CO₂ may be stored through injection into three primary types of formations: saline formations, depleting/depleted oil and gas reservoirs, and unminable coal seams. CO₂ injected into saline formations (as well as oil and gas reservoirs and unminable coal seams) permeates the rock and occupies a portion of the pore spaces while at the same time undergoing physical, solubility, and mineral trapping. It also rapidly dissolves into formation water forming carbonic acid (H₂CO₃), reducing the overall pH of the formation fluid. While there is potential for negative impacts to engineered materials and the storage formation itself as a result of these geochemical interactions, their impact can be largely mitigated through proper engineering design. Furthermore, the end product of these reactions is the near-permanent storage of CO₂through mineral trapping mechanisms. The potential also exists for injected gases or formation fluids to migrate out of storage formations during CCS operations, most likely along pathways introduced during the drilling and completion process. Risks of fluid migration can be greatly reduced or nearly eliminated through proper adherence to a variety of best practices being developed as part of the RSCP Program.

A process referred to as CCS water extraction, which involves intentionally removing formation water from a storage formation, is one potential method of improving CCS operations by increasing storage capacity, managing storage reservoir pressure, and/or controlling free-phase CO₂movement. In addition, extracted water may have applications for beneficial use, which could be capitalized upon by CCS operators. It is important to note that formation water often coexists with oil and gas in the subsurface, and large amounts are typically produced from oil and gas pools everyday as a result of normal oil and gas operations.

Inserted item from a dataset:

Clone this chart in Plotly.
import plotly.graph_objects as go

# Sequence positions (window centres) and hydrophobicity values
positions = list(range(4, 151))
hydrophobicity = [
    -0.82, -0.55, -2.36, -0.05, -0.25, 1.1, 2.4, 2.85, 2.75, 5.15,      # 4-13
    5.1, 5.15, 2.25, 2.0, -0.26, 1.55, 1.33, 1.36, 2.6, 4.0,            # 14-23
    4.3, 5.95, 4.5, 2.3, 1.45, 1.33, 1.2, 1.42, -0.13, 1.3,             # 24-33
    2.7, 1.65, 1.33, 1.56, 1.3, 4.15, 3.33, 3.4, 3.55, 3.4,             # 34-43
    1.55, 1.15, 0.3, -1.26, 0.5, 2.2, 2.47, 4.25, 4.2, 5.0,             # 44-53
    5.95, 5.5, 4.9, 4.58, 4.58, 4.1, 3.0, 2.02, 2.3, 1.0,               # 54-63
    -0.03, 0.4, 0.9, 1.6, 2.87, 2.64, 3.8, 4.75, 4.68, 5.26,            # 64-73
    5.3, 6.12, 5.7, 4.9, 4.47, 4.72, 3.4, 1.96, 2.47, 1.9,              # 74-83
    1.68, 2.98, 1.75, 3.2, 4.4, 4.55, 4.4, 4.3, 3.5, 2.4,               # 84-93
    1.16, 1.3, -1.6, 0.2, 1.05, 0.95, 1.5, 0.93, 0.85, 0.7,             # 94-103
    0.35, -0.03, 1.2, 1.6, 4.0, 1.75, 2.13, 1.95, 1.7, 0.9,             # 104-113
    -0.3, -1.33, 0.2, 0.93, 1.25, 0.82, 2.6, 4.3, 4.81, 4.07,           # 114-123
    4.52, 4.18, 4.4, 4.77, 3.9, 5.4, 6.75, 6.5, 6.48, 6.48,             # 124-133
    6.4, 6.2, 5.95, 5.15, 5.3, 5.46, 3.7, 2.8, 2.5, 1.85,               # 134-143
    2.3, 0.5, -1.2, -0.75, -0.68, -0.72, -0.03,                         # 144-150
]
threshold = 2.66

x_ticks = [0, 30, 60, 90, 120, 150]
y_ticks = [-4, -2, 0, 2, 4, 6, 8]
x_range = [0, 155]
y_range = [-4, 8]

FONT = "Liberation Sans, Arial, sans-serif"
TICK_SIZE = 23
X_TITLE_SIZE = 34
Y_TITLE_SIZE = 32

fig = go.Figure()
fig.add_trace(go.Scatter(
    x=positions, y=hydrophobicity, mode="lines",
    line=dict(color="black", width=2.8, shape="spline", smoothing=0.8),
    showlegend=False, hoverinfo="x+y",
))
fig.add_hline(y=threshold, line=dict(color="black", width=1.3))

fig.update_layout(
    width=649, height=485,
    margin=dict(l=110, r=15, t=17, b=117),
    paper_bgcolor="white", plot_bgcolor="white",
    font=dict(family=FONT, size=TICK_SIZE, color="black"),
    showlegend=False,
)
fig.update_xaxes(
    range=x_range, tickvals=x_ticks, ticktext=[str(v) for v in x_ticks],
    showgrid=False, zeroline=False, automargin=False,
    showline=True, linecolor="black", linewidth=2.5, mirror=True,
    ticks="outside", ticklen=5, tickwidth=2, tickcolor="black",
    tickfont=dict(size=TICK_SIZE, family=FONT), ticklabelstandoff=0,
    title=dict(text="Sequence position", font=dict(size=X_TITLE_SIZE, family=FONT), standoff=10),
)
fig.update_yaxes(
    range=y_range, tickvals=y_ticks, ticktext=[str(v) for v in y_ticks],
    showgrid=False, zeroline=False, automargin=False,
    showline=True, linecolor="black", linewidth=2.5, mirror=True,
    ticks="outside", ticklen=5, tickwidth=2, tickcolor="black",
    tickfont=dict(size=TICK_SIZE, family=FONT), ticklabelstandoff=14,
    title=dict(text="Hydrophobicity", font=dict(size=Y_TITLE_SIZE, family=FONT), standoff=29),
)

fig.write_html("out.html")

When the quality of extracted water is such that surface reuse is advantageous, it may be part of the overall CCS strategy to intentionally extract water. CO₂ storage in deep saline formations does not require the extraction of formation water, although there may be circumstances where the extraction of water is beneficial to the overall CO₂storage strategy. The simplest management option for extracted water is to minimize extraction, but if extraction of water is necessary, subsurface reinjection is the most direct disposal option. Reinjection activities are regulated through the Underground Injection Control (UIC) Program, which provides rules and guidelines for determining where extracted waters may be reinjected and controls on the construction and operation of the reinjection wells. In conjunction with state and local regulators, UIC’s regulations protect underground sources of drinking water from unintentional contamination. Beneficial use of CCS extracted water may also be a cost-reducing or even energy-offsetting option and should be considered on a case-by-case basis. Potential for reuse will be determined primarily by the quality of the CCS extracted water and local water demand.

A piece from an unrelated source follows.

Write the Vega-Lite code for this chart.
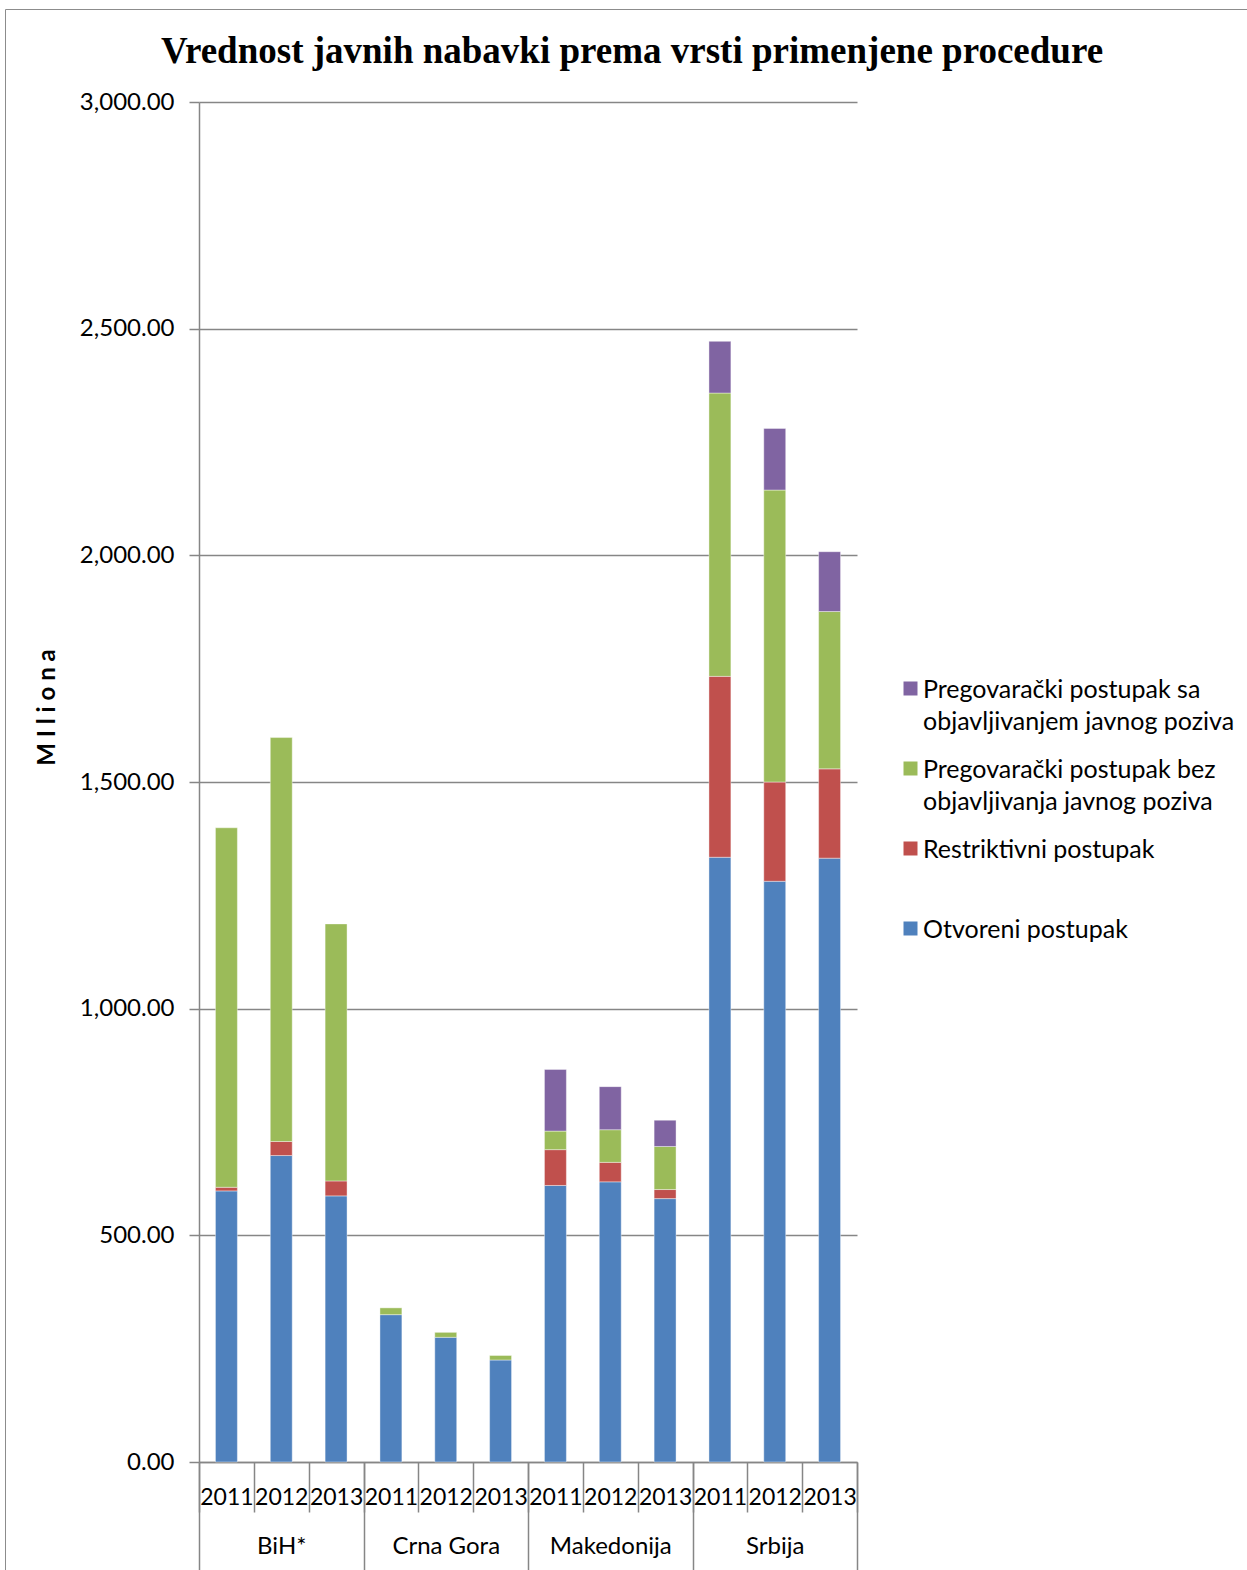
{
  "$schema": "https://vega.github.io/schema/vega-lite/v6.json",
  "width": 658,
  "height": 1360,
  "autosize": {"type": "none"},
  "padding": {"left": 199, "top": 102, "right": 390, "bottom": 108},
  "background": "white",
  "title": {
    "text": "Vrednost javnih nabavki prema vrsti primenjene procedure",
    "font": "Liberation Serif",
    "fontSize": 37,
    "fontWeight": "bold",
    "color": "#000000",
    "anchor": "middle",
    "frame": "group",
    "dx": 104,
    "dy": 84,
    "offset": 22
  },
  "config": {
    "view": {"stroke": null},
    "axis": {"labelColor": "#000000", "tickColor": "#868686", "domainColor": "#868686"},
    "style": {"guide-label": {"lineHeight": 32}}
  },
  "datasets": {
    "procurement": [
      {"country": "BiH*", "year": "2011", "procedure": "Otvoreni postupak", "value": 598},
      {"country": "BiH*", "year": "2011", "procedure": "Restriktivni postupak", "value": 8},
      {"country": "BiH*", "year": "2011", "procedure": "Pregovarački postupak bez objavljivanja javnog poziva", "value": 793},
      {"country": "BiH*", "year": "2012", "procedure": "Otvoreni postupak", "value": 676},
      {"country": "BiH*", "year": "2012", "procedure": "Restriktivni postupak", "value": 31},
      {"country": "BiH*", "year": "2012", "procedure": "Pregovarački postupak bez objavljivanja javnog poziva", "value": 891},
      {"country": "BiH*", "year": "2013", "procedure": "Otvoreni postupak", "value": 587},
      {"country": "BiH*", "year": "2013", "procedure": "Restriktivni postupak", "value": 33},
      {"country": "BiH*", "year": "2013", "procedure": "Pregovarački postupak bez objavljivanja javnog poziva", "value": 567},
      {"country": "Crna Gora", "year": "2011", "procedure": "Otvoreni postupak", "value": 325},
      {"country": "Crna Gora", "year": "2011", "procedure": "Pregovarački postupak bez objavljivanja javnog poziva", "value": 15},
      {"country": "Crna Gora", "year": "2012", "procedure": "Otvoreni postupak", "value": 275},
      {"country": "Crna Gora", "year": "2012", "procedure": "Pregovarački postupak bez objavljivanja javnog poziva", "value": 11},
      {"country": "Crna Gora", "year": "2013", "procedure": "Otvoreni postupak", "value": 225},
      {"country": "Crna Gora", "year": "2013", "procedure": "Pregovarački postupak bez objavljivanja javnog poziva", "value": 10},
      {"country": "Makedonija", "year": "2011", "procedure": "Otvoreni postupak", "value": 610},
      {"country": "Makedonija", "year": "2011", "procedure": "Restriktivni postupak", "value": 79},
      {"country": "Makedonija", "year": "2011", "procedure": "Pregovarački postupak bez objavljivanja javnog poziva", "value": 41},
      {"country": "Makedonija", "year": "2011", "procedure": "Pregovarački postupak sa objavljivanjem javnog poziva", "value": 136},
      {"country": "Makedonija", "year": "2012", "procedure": "Otvoreni postupak", "value": 618},
      {"country": "Makedonija", "year": "2012", "procedure": "Restriktivni postupak", "value": 43},
      {"country": "Makedonija", "year": "2012", "procedure": "Pregovarački postupak bez objavljivanja javnog poziva", "value": 72},
      {"country": "Makedonija", "year": "2012", "procedure": "Pregovarački postupak sa objavljivanjem javnog poziva", "value": 95},
      {"country": "Makedonija", "year": "2013", "procedure": "Otvoreni postupak", "value": 581},
      {"country": "Makedonija", "year": "2013", "procedure": "Restriktivni postupak", "value": 20},
      {"country": "Makedonija", "year": "2013", "procedure": "Pregovarački postupak bez objavljivanja javnog poziva", "value": 95},
      {"country": "Makedonija", "year": "2013", "procedure": "Pregovarački postupak sa objavljivanjem javnog poziva", "value": 58},
      {"country": "Srbija", "year": "2011", "procedure": "Otvoreni postupak", "value": 1334},
      {"country": "Srbija", "year": "2011", "procedure": "Restriktivni postupak", "value": 399},
      {"country": "Srbija", "year": "2011", "procedure": "Pregovarački postupak bez objavljivanja javnog poziva", "value": 625},
      {"country": "Srbija", "year": "2011", "procedure": "Pregovarački postupak sa objavljivanjem javnog poziva", "value": 114},
      {"country": "Srbija", "year": "2012", "procedure": "Otvoreni postupak", "value": 1281},
      {"country": "Srbija", "year": "2012", "procedure": "Restriktivni postupak", "value": 219},
      {"country": "Srbija", "year": "2012", "procedure": "Pregovarački postupak bez objavljivanja javnog poziva", "value": 644},
      {"country": "Srbija", "year": "2012", "procedure": "Pregovarački postupak sa objavljivanjem javnog poziva", "value": 136},
      {"country": "Srbija", "year": "2013", "procedure": "Otvoreni postupak", "value": 1332},
      {"country": "Srbija", "year": "2013", "procedure": "Restriktivni postupak", "value": 197},
      {"country": "Srbija", "year": "2013", "procedure": "Pregovarački postupak bez objavljivanja javnog poziva", "value": 347},
      {"country": "Srbija", "year": "2013", "procedure": "Pregovarački postupak sa objavljivanjem javnog poziva", "value": 132}
    ]
  },
  "data": {"name": "procurement"},
  "layer": [
    {
      "transform": [
        {"calculate": "datum.country + ' ' + datum.year", "as": "slot"},
        {"calculate": "indexof(['Otvoreni postupak', 'Restriktivni postupak', 'Pregovarački postupak bez objavljivanja javnog poziva', 'Pregovarački postupak sa objavljivanjem javnog poziva'], datum.procedure)", "as": "stackRank"}
      ],
      "mark": {"type": "bar", "width": {"band": 0.4}, "stroke": "#ffffff", "strokeWidth": 0.8, "strokeOpacity": 0.5},
      "encoding": {
        "x": {
          "field": "slot",
          "type": "nominal",
          "scale": {"paddingInner": 0, "paddingOuter": 0},
          "axis": {
            "title": null,
            "orient": "bottom",
            "tickBand": "extent",
            "tickSize": 50,
            "tickWidth": 1.5,
            "domainWidth": 1.5,
            "labelExpr": "substring(datum.label, length(datum.label) - 4)",
            "labelAngle": 0,
            "labelBaseline": "middle",
            "labelPadding": -15,
            "labelFont": "Lato",
            "labelFontSize": 23,
            "labelOverlap": false,
            "labelBound": false,
            "labelFlush": false,
            "grid": false
          }
        },
        "y": {
          "field": "value",
          "type": "quantitative",
          "aggregate": "sum",
          "stack": "zero",
          "scale": {"domain": [0, 3000], "nice": false},
          "axis": {
            "title": "M I l i o n a",
            "titleFont": "Lato",
            "titleFontSize": 24,
            "titleFontWeight": "bold",
            "titleColor": "#000000",
            "titlePadding": 20,
            "titleY": 605,
            "values": [0, 500, 1000, 1500, 2000, 2500, 3000],
            "format": ",.2f",
            "grid": true,
            "gridColor": "#868686",
            "gridWidth": 1.5,
            "domainWidth": 1.5,
            "tickSize": 10,
            "tickWidth": 1.5,
            "labelPadding": 15,
            "labelFont": "Lato",
            "labelFontSize": 24
          }
        },
        "color": {
          "field": "procedure",
          "type": "nominal",
          "scale": {
            "domain": [
              "Pregovarački postupak sa objavljivanjem javnog poziva",
              "Pregovarački postupak bez objavljivanja javnog poziva",
              "Restriktivni postupak",
              "Otvoreni postupak"
            ],
            "range": ["#8064A2", "#9BBB59", "#C0504D", "#4F81BD"]
          },
          "legend": {
            "title": null,
            "orient": "none",
            "legendX": 699,
            "legendY": 563,
            "symbolType": "M-1,0.571H1V2.571H-1Z",
            "symbolSize": 196,
            "symbolStrokeWidth": 0,
            "symbolOpacity": 1,
            "labelFont": "Lato",
            "labelFontSize": 25,
            "labelColor": "#000000",
            "labelLimit": 0,
            "labelOffset": 0,
            "labelBaseline": "top",
            "labelExpr": "indexof(datum.label, ' objav') > 0 ? [substring(datum.label, 0, indexof(datum.label, ' objav')), substring(datum.label, indexof(datum.label, ' objav') + 1)] : datum.label",
            "gridAlign": "all",
            "rowPadding": 10
          }
        },
        "order": {"field": "stackRank", "type": "quantitative", "sort": "ascending"}
      }
    },
    {
      "mark": {"type": "rule", "opacity": 0},
      "encoding": {
        "x": {
          "field": "country",
          "type": "nominal",
          "scale": {"paddingInner": 0, "paddingOuter": 0},
          "axis": {
            "title": null,
            "orient": "bottom",
            "tickBand": "extent",
            "tickSize": 115,
            "tickWidth": 1.5,
            "domain": false,
            "labelAngle": 0,
            "labelBaseline": "middle",
            "labelPadding": -30.5,
            "labelFont": "Lato",
            "labelFontSize": 24,
            "labelOverlap": false,
            "labelBound": false,
            "labelFlush": false,
            "grid": false
          }
        },
        "strokeDash": {
          "datum": "okvir",
          "type": "nominal",
          "legend": {
            "title": null,
            "orient": "none",
            "legendX": -194,
            "legendY": -93,
            "padding": 820,
            "strokeColor": "#8c8c8c",
            "symbolOpacity": 0,
            "labelExpr": "''"
          }
        }
      }
    }
  ],
  "resolve": {"scale": {"x": "independent"}, "axis": {"x": "independent"}}
}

A variety of treatment processes exist that are applicable to extracted water, notably reverse osmosis, ion exchange, thermal desalinization mechanical vapor recompression, and innovative treatment technologies such as freeze–thaw/evaporation and constructed wetland treatment. The utility of these and other processes will vary, depending on the quality of the extracted water input and the required quality of the treated water output, as the costs are highly dependent on the application.

Industry experience with produced water management can serve as a guide for understanding the challenges which may be encountered with managing extracted water. Produced water can have salinity concentrations that exceed 300,000-ppm total dissolved solids (TDS), much higher than the average TDS concentrations of seawater, which is approximately 35,000 ppm. Common dissolved constituents in produced water include salts, hydrocarbons, and dissolved organics. Produced water can have an adverse effect on surface and groundwater resources, so care is required in its handling and disposal. The majority of produced water is either reinjected into the formation from which it was produced or into another deep saline formation. Water produced from oil fields may also be reused (recycled) in other oil production activities, such as secondary oil recovery (waterflood), water alternating gas, or hydrofracturing treatments. Such recycling is not uncommon in oil fields located in regions of the country where there is limited access to additional water resources.

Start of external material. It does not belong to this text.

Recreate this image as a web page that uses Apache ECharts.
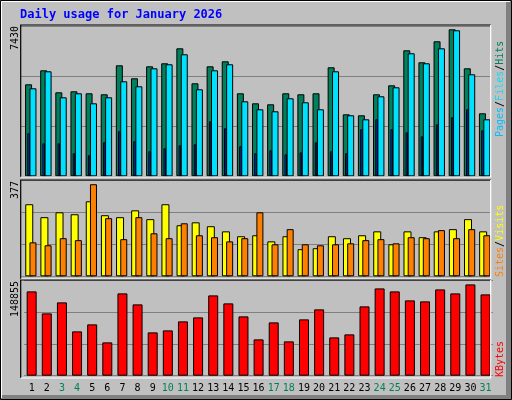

A broad range of potential extracted water applications exist for beneficial use, from nearby oil field operations to treatment and use for supplemental drinking water. Oil field applications include use for waterflooding and hydraulic fracturing. A variety of industrial processes may benefit from the use of CCS extracted waters, such as use in power plant cooling, wood and pulp production, textile and tannery processes, chemical production, and cement production. Extracted water may also have applications for geothermal power generation, as recent technological advances have lowered the minimum required temperature of geothermal fluids. Agriculture and livestock production may also benefit from the availability of extracted water, particularly in arid regions, as the water quality requirements of crops and livestock are typically less than those for human consumption. Finally, CCS extracted water may also be of such quality (with or without treatment) that it may be utilized for artificial recharge of aquifers that provide drinking water or to protect such aquifers from saltwater intrusion.